On nights and weekends, I've been playing with Arduino controllers. I have a couple of projects I'm working through (building a robot that can roll around with "eyes" to avoid obstacles). I've also been trying to work with STM32 controllers, because in a lot of ways, they're more powerful than an Arduino. However, I've hit major snags getting these chips to communicate with my computer. I was setting up a old laptop with Linux to see if that works better when I hit a breakthrough. I finally was able to see the controller through software. Now I just have to figure out how to get a bootloader on the darned thing and I think I'll be off and running.

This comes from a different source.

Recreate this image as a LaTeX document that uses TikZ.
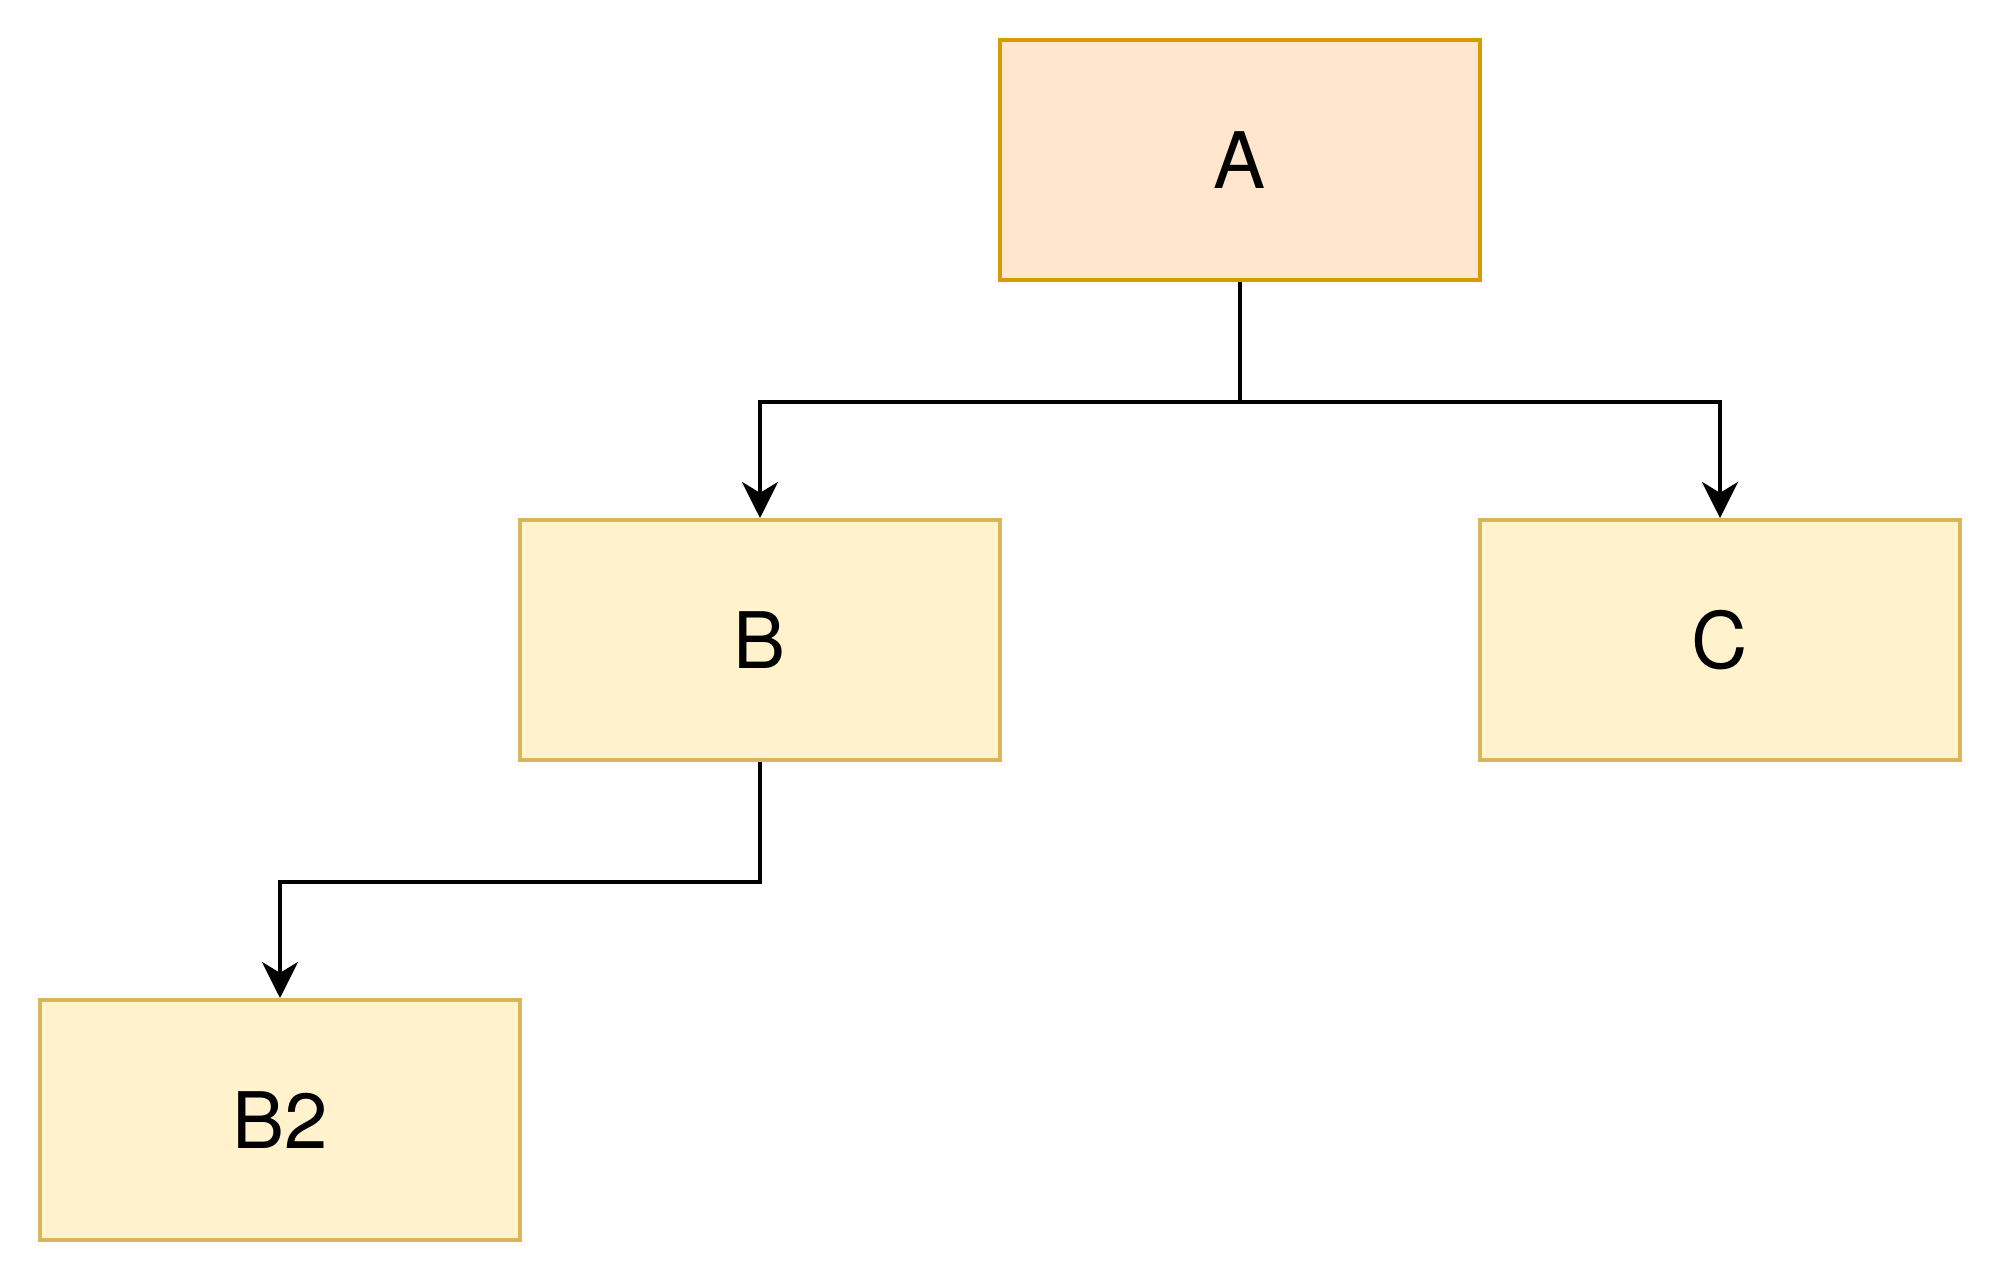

The issue is, the documentation out there on these STM32 chips is... poor (trying to be kind). It's not that things are not well documented, they are. However, they're documented by people with a large amount of existing knowledge of electronics, mostly for people with an equally large amount of knowledge of electronics. Yeah, I've been working with computers for over 30 years, and playing on game systems since the original Pong, but I'm not an electronics expert, at all, in any sense. In fact, I'm still struggling with a lot of the basics.
Something to think about when you're setting your training, whether in-house, inter-team, or external, is who your audience is. If you're teaching something introductory, you may need to assume zero knowledge on the part of the people you're trying to teach. And if they have to have other knowledge first, you're going to need to find that or make it so you can provide it. The last thing you want to do is leave people in a lurch where they want to learn what you are teaching, but just can't. Granted, some topics really do require a ton of prior knowledge and sometimes, people just won't be able to learn without that prior knowledge.
Now, to see if I can get that bootloader on the controller. Fingers crossed!